Code that draws figures

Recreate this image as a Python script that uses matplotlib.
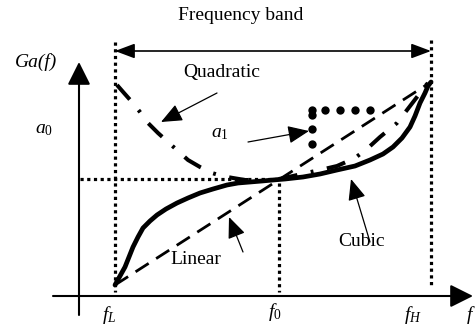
import matplotlib
matplotlib.use('Agg')
import matplotlib.pyplot as plt
from matplotlib.patches import FancyArrowPatch

plt.rcParams['font.family'] = 'Liberation Serif'
plt.rcParams['mathtext.fontset'] = 'custom'
plt.rcParams['mathtext.rm'] = 'Liberation Serif'
plt.rcParams['mathtext.it'] = 'Liberation Serif:italic'

# sketch coordinates (x to the right, y downward like the drawing)
f_L, f_0, f_H = 115, 279, 431
g_low, g_mid, g_high = 285, 180, 82

linear_f = [f_L, f_H]
linear_g = [g_low, g_high]

cubic_f = [115, 120, 125, 129, 133, 138, 143, 150, 157, 166, 177, 188, 200, 213,
           227, 238, 250, 262, 273, 285, 303, 320, 337, 355, 370, 383, 393, 402,
           410, 415, 420, 425, 428, 431]
cubic_g = [285, 276, 267, 257, 247, 237, 228, 221, 215, 209, 203, 198, 193, 189,
           185, 183, 182, 181, 180, 179, 177, 174, 170, 166, 160, 154, 147, 138,
           127, 116, 103, 93, 86, 82]

quad_f = [117, 124, 132, 140, 148, 158, 168, 178, 188, 200, 212, 222, 233, 245,
          257, 268, 279, 293, 306, 320, 337, 355, 368, 380, 397, 407, 417, 427, 431]
quad_g = [85, 93, 102, 112, 123, 133, 142, 151, 160, 167, 173, 176, 178, 180,
          180, 180, 179, 176, 173, 170, 166, 158, 148, 137, 123, 110, 97, 84, 82]

a1_f = [312, 312, 312, 312, 325, 340, 355, 370]
a1_g = [110, 115, 129, 144, 110, 110, 110, 110]

fig = plt.figure(figsize=(4.77, 3.29), dpi=100)
ax = fig.add_axes([0, 0, 1, 1])
ax.set_xlim(0, 477)
ax.set_ylim(329, 0)
ax.axis('off')


def arrow(p0, p1, style, lw, hl, hw):
    a = FancyArrowPatch(p0, p1, arrowstyle=f'{style},head_length={hl},head_width={hw}',
                        lw=lw, color='black', shrinkA=0, shrinkB=0, mutation_scale=1)
    ax.add_patch(a)


# axes
arrow((79, 315), (79, 62), '-|>', 1.5, 14, 7)
arrow((53, 296), (473, 296), '-|>', 1.5, 14, 7)

# dotted guide lines
dot = dict(color='black', lw=2.3, ls=(0, (1, 1.1)))
ax.plot([f_L, f_L], [42, 292], **dot)
ax.plot([f_H, f_H], [40, 288], **dot)
ax.plot([f_0, f_0], [183, 292], **dot)
ax.plot([80, f_0], [179, 179], **dot)

# frequency band arrow
arrow((f_L, 51), (f_H, 51), '<|-|>', 1.2, 12, 4.5)

# curves
ax.plot(linear_f, linear_g, color='black', lw=2.0, ls=(0, (5.6, 3.2)))
ax.plot(quad_f, quad_g, color='black', lw=2.9, ls=(0, (4.8, 3.4, 0.7, 3.4)))
ax.plot(cubic_f, cubic_g, color='black', lw=3.4, solid_joinstyle='round',
        solid_capstyle='round')
ax.plot(a1_f, a1_g, 'o', color='black', ms=6, mew=0)

# annotation arrows
arrow((217, 93), (161, 122), '-|>', 0.9, 13, 5.5)
arrow((248, 142), (309, 131), '-|>', 0.9, 13, 5.5)
arrow((370, 242), (351, 179), '-|>', 0.9, 13, 5.5)
arrow((243, 252), (229, 217), '-|>', 0.9, 13, 5.5)

# texts
fs = 14
ax.text(241, 16, 'Frequency band', fontsize=fs, ha='center', va='center')
ax.text(36, 62, 'Ga(f)', fontsize=fs, ha='center', va='center', style='italic')
ax.text(44, 130, r'$a_0$', fontsize=fs, ha='center', va='center')
ax.text(220, 133, r'$a_1$', fontsize=fs, ha='center', va='center')
ax.text(222, 72, 'Quadratic', fontsize=fs, ha='center', va='center')
ax.text(196, 260, 'Linear', fontsize=fs, ha='center', va='center')
ax.text(362, 242, 'Cubic', fontsize=fs, ha='center', va='center')
ax.text(109, 315, r'$f_L$', fontsize=fs, ha='center', va='center')
ax.text(275, 312, r'$f_\mathit{0}$', fontsize=fs, ha='center', va='center')
ax.text(413, 315, r'$f_H$', fontsize=fs, ha='center', va='center')
ax.text(476, 315, r'$f$', fontsize=fs, ha='right', va='center')

fig.savefig('out.png', dpi=100)
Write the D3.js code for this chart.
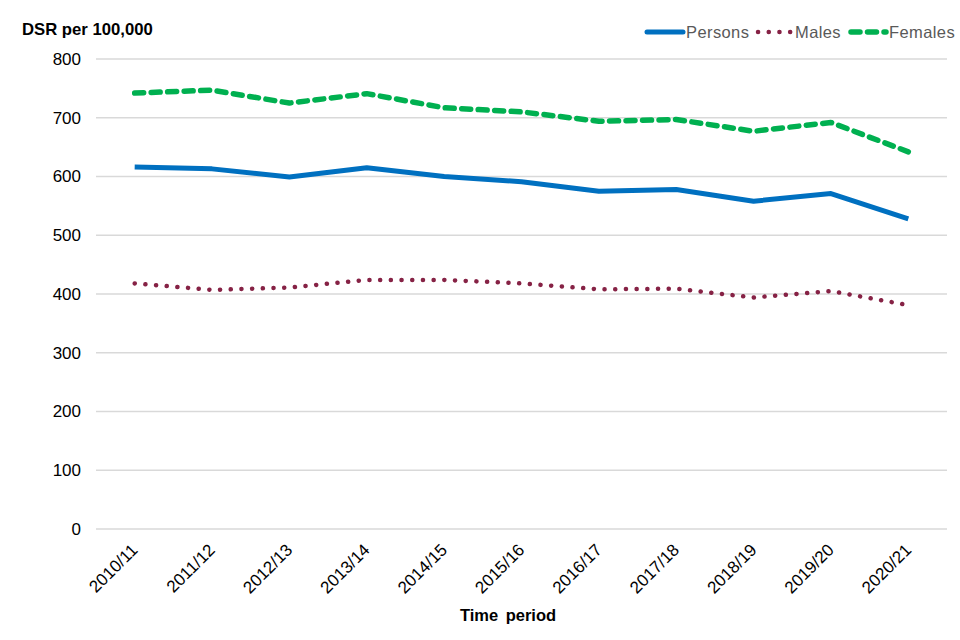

[Aim of the task]:
Images do not belong in the copy; reproduce all other parts of the records above verbatim.

[Exercise output]:
Recreate this image as a Python script that uses matplotlib.
import matplotlib
matplotlib.use('Agg')
import matplotlib.pyplot as plt
from matplotlib.patches import FancyArrowPatch

plt.rcParams['font.family'] = 'Liberation Serif'
plt.rcParams['mathtext.fontset'] = 'custom'
plt.rcParams['mathtext.rm'] = 'Liberation Serif'
plt.rcParams['mathtext.it'] = 'Liberation Serif:italic'

# sketch coordinates (x to the right, y downward like the drawing)
f_L, f_0, f_H = 115, 279, 431
g_low, g_mid, g_high = 285, 180, 82

linear_f = [f_L, f_H]
linear_g = [g_low, g_high]

cubic_f = [115, 120, 125, 129, 133, 138, 143, 150, 157, 166, 177, 188, 200, 213,
           227, 238, 250, 262, 273, 285, 303, 320, 337, 355, 370, 383, 393, 402,
           410, 415, 420, 425, 428, 431]
cubic_g = [285, 276, 267, 257, 247, 237, 228, 221, 215, 209, 203, 198, 193, 189,
           185, 183, 182, 181, 180, 179, 177, 174, 170, 166, 160, 154, 147, 138,
           127, 116, 103, 93, 86, 82]

quad_f = [117, 124, 132, 140, 148, 158, 168, 178, 188, 200, 212, 222, 233, 245,
          257, 268, 279, 293, 306, 320, 337, 355, 368, 380, 397, 407, 417, 427, 431]
quad_g = [85, 93, 102, 112, 123, 133, 142, 151, 160, 167, 173, 176, 178, 180,
          180, 180, 179, 176, 173, 170, 166, 158, 148, 137, 123, 110, 97, 84, 82]

a1_f = [312, 312, 312, 312, 325, 340, 355, 370]
a1_g = [110, 115, 129, 144, 110, 110, 110, 110]

fig = plt.figure(figsize=(4.77, 3.29), dpi=100)
ax = fig.add_axes([0, 0, 1, 1])
ax.set_xlim(0, 477)
ax.set_ylim(329, 0)
ax.axis('off')


def arrow(p0, p1, style, lw, hl, hw):
    a = FancyArrowPatch(p0, p1, arrowstyle=f'{style},head_length={hl},head_width={hw}',
                        lw=lw, color='black', shrinkA=0, shrinkB=0, mutation_scale=1)
    ax.add_patch(a)


# axes
arrow((79, 315), (79, 62), '-|>', 1.5, 14, 7)
arrow((53, 296), (473, 296), '-|>', 1.5, 14, 7)

# dotted guide lines
dot = dict(color='black', lw=2.3, ls=(0, (1, 1.1)))
ax.plot([f_L, f_L], [42, 292], **dot)
ax.plot([f_H, f_H], [40, 288], **dot)
ax.plot([f_0, f_0], [183, 292], **dot)
ax.plot([80, f_0], [179, 179], **dot)

# frequency band arrow
arrow((f_L, 51), (f_H, 51), '<|-|>', 1.2, 12, 4.5)

# curves
ax.plot(linear_f, linear_g, color='black', lw=2.0, ls=(0, (5.6, 3.2)))
ax.plot(quad_f, quad_g, color='black', lw=2.9, ls=(0, (4.8, 3.4, 0.7, 3.4)))
ax.plot(cubic_f, cubic_g, color='black', lw=3.4, solid_joinstyle='round',
        solid_capstyle='round')
ax.plot(a1_f, a1_g, 'o', color='black', ms=6, mew=0)

# annotation arrows
arrow((217, 93), (161, 122), '-|>', 0.9, 13, 5.5)
arrow((248, 142), (309, 131), '-|>', 0.9, 13, 5.5)
arrow((370, 242), (351, 179), '-|>', 0.9, 13, 5.5)
arrow((243, 252), (229, 217), '-|>', 0.9, 13, 5.5)

# texts
fs = 14
ax.text(241, 16, 'Frequency band', fontsize=fs, ha='center', va='center')
ax.text(36, 62, 'Ga(f)', fontsize=fs, ha='center', va='center', style='italic')
ax.text(44, 130, r'$a_0$', fontsize=fs, ha='center', va='center')
ax.text(220, 133, r'$a_1$', fontsize=fs, ha='center', va='center')
ax.text(222, 72, 'Quadratic', fontsize=fs, ha='center', va='center')
ax.text(196, 260, 'Linear', fontsize=fs, ha='center', va='center')
ax.text(362, 242, 'Cubic', fontsize=fs, ha='center', va='center')
ax.text(109, 315, r'$f_L$', fontsize=fs, ha='center', va='center')
ax.text(275, 312, r'$f_\mathit{0}$', fontsize=fs, ha='center', va='center')
ax.text(413, 315, r'$f_H$', fontsize=fs, ha='center', va='center')
ax.text(476, 315, r'$f$', fontsize=fs, ha='right', va='center')

fig.savefig('out.png', dpi=100)
Write the D3.js code for this chart.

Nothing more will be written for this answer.